Она улыбнулась своему увлечению и упивалась на свободе откровением, которое давали ей небо и земля, листва и воды, травы и скалы, заря, сменяющая ночь, и ночь, кротко и покорно удаляющаяся под прозрачными покровами, которые солнце разрывало своими первыми лучами. Диана почувствовала, что она может писать красками, не бросая пастели, и ее сердце забилось радостью и надеждой.
На возвратном пути она остановилась опять около статуи и вспомнила все, что вчера сложилось в душе ее.
«Если ты та, кто говорил со мной, — думала она, — то ты научила меня вчера добру. Ты мне показала, что хорошее решение лучше хорошего путешествия. Я тебе обещала войти, улыбаясь, в тюрьму долга, и я сегодня же сделала в искусстве удивительную победу. Я более чем поняла, я почувствовала, я увидела! Я приобрела новую способность! Свет озарил меня, лишь только воля возвратилась в мое сознание. Благодарю, о моя мать, о моя фея! Я обладаю истинною тайною жизни».
Диана покинула Пиктордю, чтобы провести два дня в Манде. Возвратясь домой, она принялась за свою работу и в то же время попробовала, никому не говоря, писать красками. Она просила снабжать ее картинами великих мастеров и каждое утро по два часа копировала их. Она внимательно следила за работой своего отца, который все-таки время от времени писал для церквей толстых мадонн с ротиком в виде сердечка, но который приобрел большой навык в обращении с красками. Она пользовалась его достоинствами и его недостатками.

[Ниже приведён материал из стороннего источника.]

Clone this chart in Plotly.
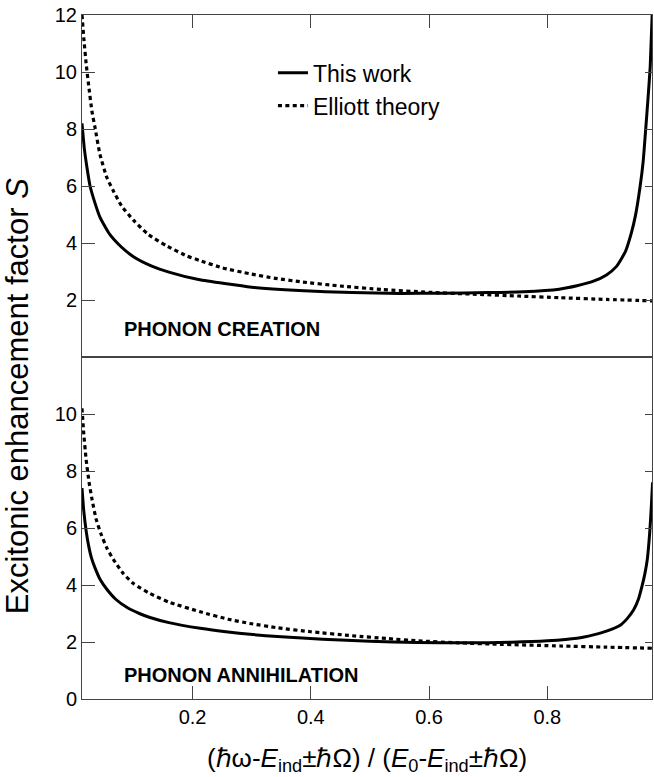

Однажды Диана попробовала сделать красками портрет: снимая портреты с детей она создала ангелов.
На другой день разглядели, что картина ее превосходна, и слава ее широко распространилась. Лора поняла, что эта прекрасная девушка, так ненавидимая ею и такая терпеливая, была курица с золотыми яйцами, которую не следует убивать Она притихла, покорилась, притворилась ласковой и, за недостатком истинной нежности, к которой было неспособно сердце, показывала ей внешние знаки уважения и внимания. Она согласилась не проклинать ее более, считать себя очень счастливой и не нуждаться ни в чем, даже пользоваться известной роскошью, — потому что Диана охотно лишала себя платья, чтобы дать ей лучшее, — согласилась наконец не беспокоить более доброго Флошарде, который, благодаря дочери снова стал таким же рассудительным и счастливым, как был при своей первой жене.
Однажды к Диане явилась виконтесса де-Пиктордю и после тысячи любезностей и стольких же околичностей спросила не может ли она получить обратно часть своих медалей. Она призналась, что поправка павильона потребовала более денег, чем она думала, и что муж ее затрудняется заплатить занятую им сумму, в сущности небольшую, но для него очень значительную.
Бланш прибавила, что если Диана все еще имеет страсть художника к развалинам Пиктордю, то она согласна продать их и уступить ей их со всею скалистою частью парка за весьма умеренную цену.